The defense industrial mobilisation has a ceiling — and the market is on the wrong side of it
The thesis in one line. The Western defense industrial mobilisation is real, but it is structurally capped below the level required to outproduce the Russia + DPRK + Iran combined supply chain — and that ceiling is exactly what makes the trade work. Pricing in either a decisive rerating (NATO outproduces) or a collapse (NATO can't keep up) is the wrong frame. The right frame is Managed Friction at the production rate: enough output to sustain the war, not enough to win it, sustained for years. That equilibrium has a specific portfolio shape, and the consensus is on the wrong side of it.
If you have not been following the supply-chain side of the Ukraine war closely, here is the on-ramp before the equilibrium read: NATO's 155mm shell output has scaled from a wartime baseline well under one million rounds/year to over 2 million in 2025 (EU Defence Commissioner Kubilius via Kyiv Independent, Dec 2024).
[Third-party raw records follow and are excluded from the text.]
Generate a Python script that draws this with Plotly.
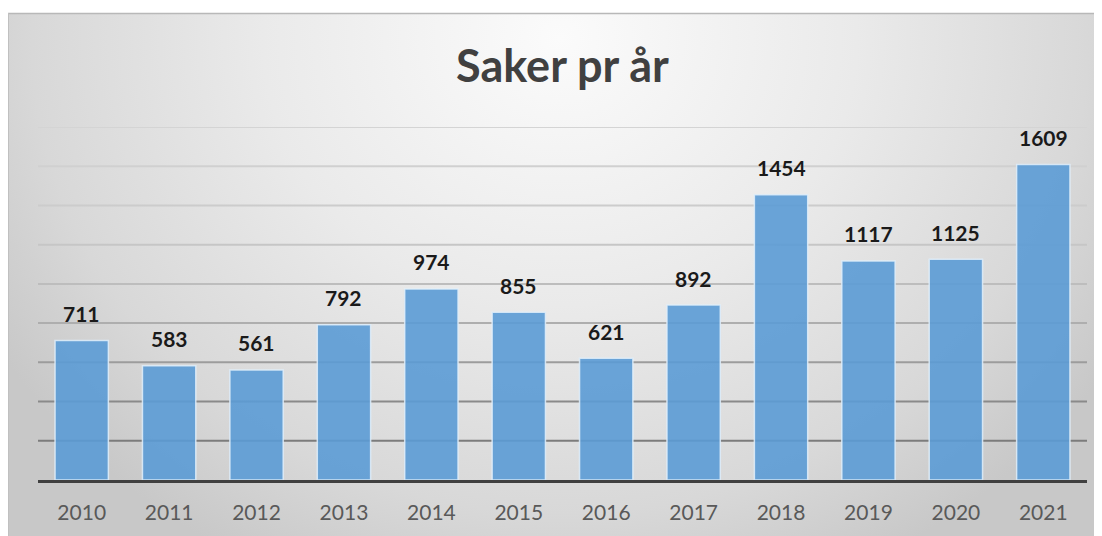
import base64
import plotly.graph_objects as go

years = ["2010", "2011", "2012", "2013", "2014", "2015", "2016", "2017", "2018", "2019", "2020", "2021"]
cases = [711, 583, 561, 792, 974, 855, 621, 892, 1454, 1117, 1125, 1609]
grid_values = [200, 400, 600, 800, 1000, 1200, 1400, 1600, 1800]
grid_colors = ["#7c7c7c", "#8a8a8a", "#9c9c9c", "#aeaeae", "#bdbdbd", "#c6c6c6", "#cccccc", "#d0d0d0", "#d4d4d4"]
title_text = "Saker pr år"

# page body adds an 8px margin, so the figure is 8px smaller than the window
W, H = 1094, 528
L, R, T, B = 30, 15, 119, 56
pw, ph = W - L - R, H - T - B

svg = f'''<svg xmlns="http://www.w3.org/2000/svg" width="{W}" height="{H}" viewBox="0 0 {W} {H}">
<defs>
<radialGradient id="g" gradientUnits="userSpaceOnUse" cx="552" cy="30" r="660" gradientTransform="translate(552 30) scale(1 0.9) translate(-552 -30)">
<stop offset="0" stop-color="#fbfbfb"/>
<stop offset="0.45" stop-color="#eaeaea"/>
<stop offset="0.8" stop-color="#d8d8d8"/>
<stop offset="1" stop-color="#c8c8c8"/>
</radialGradient>
</defs>
<rect x="0" y="0" width="{W}" height="{H}" fill="#ffffff"/>
<rect x="0" y="5" width="{W}" height="{H-5}" fill="url(#g)"/>
<line x1="0" y1="5.5" x2="{W}" y2="5.5" stroke="#b8b8b8" stroke-width="1.5"/>
<line x1="0.5" y1="5" x2="0.5" y2="{H}" stroke="#c0c0c0" stroke-width="1"/>
</svg>'''
bg_uri = "data:image/svg+xml;base64," + base64.b64encode(svg.encode()).decode()

fig = go.Figure()
fig.add_trace(go.Bar(
    x=years, y=cases,
    marker=dict(color="rgba(91,155,213,0.9)", line=dict(color="rgba(225,238,250,0.85)", width=1.5)),
    hoverinfo="x+y",
))

for v, c in zip(grid_values, grid_colors):
    fig.add_shape(type="line", xref="paper", x0=0, x1=1, yref="y", y0=v, y1=v,
                  line=dict(color=c, width=2), layer="below")

for i, v in enumerate(cases):
    fig.add_annotation(x=i, y=v, text=f"<b>{v}</b>", showarrow=False, yanchor="middle", yshift=27,
                       font=dict(family="Lato", size=21, color="#1a1a1a"))

fig.add_annotation(xref="paper", yref="paper", x=0.5, y=(H - 57 - B) / ph, yanchor="middle",
                   text=f"<b>{title_text}</b>", showarrow=False,
                   font=dict(family="Lato", size=45, color="#404040"))

fig.add_layout_image(dict(source=bg_uri, xref="paper", yref="paper",
                          x=-L / pw, y=(ph + T) / ph, sizex=W / pw, sizey=H / ph,
                          xanchor="left", yanchor="top", sizing="stretch", layer="below"))

fig.update_layout(
    width=W, height=H,
    margin=dict(l=L, r=R, t=T, b=B, pad=0),
    paper_bgcolor="rgba(0,0,0,0)", plot_bgcolor="rgba(0,0,0,0)",
    bargap=0.39, showlegend=False,
    font=dict(family="Lato"),
)
fig.update_xaxes(type="category", range=[-0.5, len(years) - 0.5], showline=True, linecolor="#404040",
                 linewidth=3, showgrid=False,
                 tickfont=dict(family="Lato", size=21, color="#595959"), ticks="", ticklabelstandoff=12)
fig.update_yaxes(range=[0, 1800], showgrid=False, zeroline=False, showticklabels=False, showline=False)

fig.write_html("out.html")
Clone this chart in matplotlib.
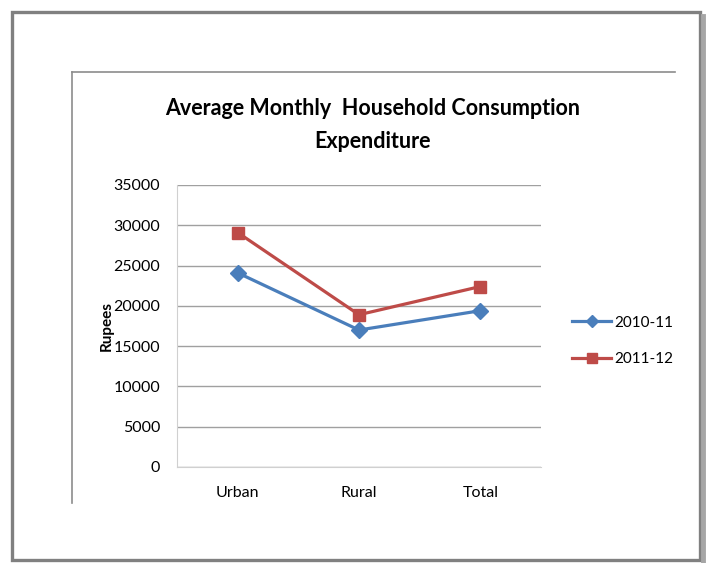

Russia uses the Soviet 152mm caliber, not NATO 155mm: Russian production scaled from approximately 0.4 million rounds in 2022 to roughly 4.2 million annually by 2025 (RUSI / Estonian intelligence estimates summarised by Euronews, Jul 2025), supplemented by North Korean shipments estimated at up to 5.8 million cumulative since 2023 per the Open Source Centre — accounting for up to half of all Russian shell use in late 2025 (Moscow Times citing Reuters, Apr 2025). The structural gap — NATO ≈ 2M vs Russia + DPRK ≥ 6M annual equivalent — is not closing on a five-to-seven-year horizon. Three players, three different bets on what happens next.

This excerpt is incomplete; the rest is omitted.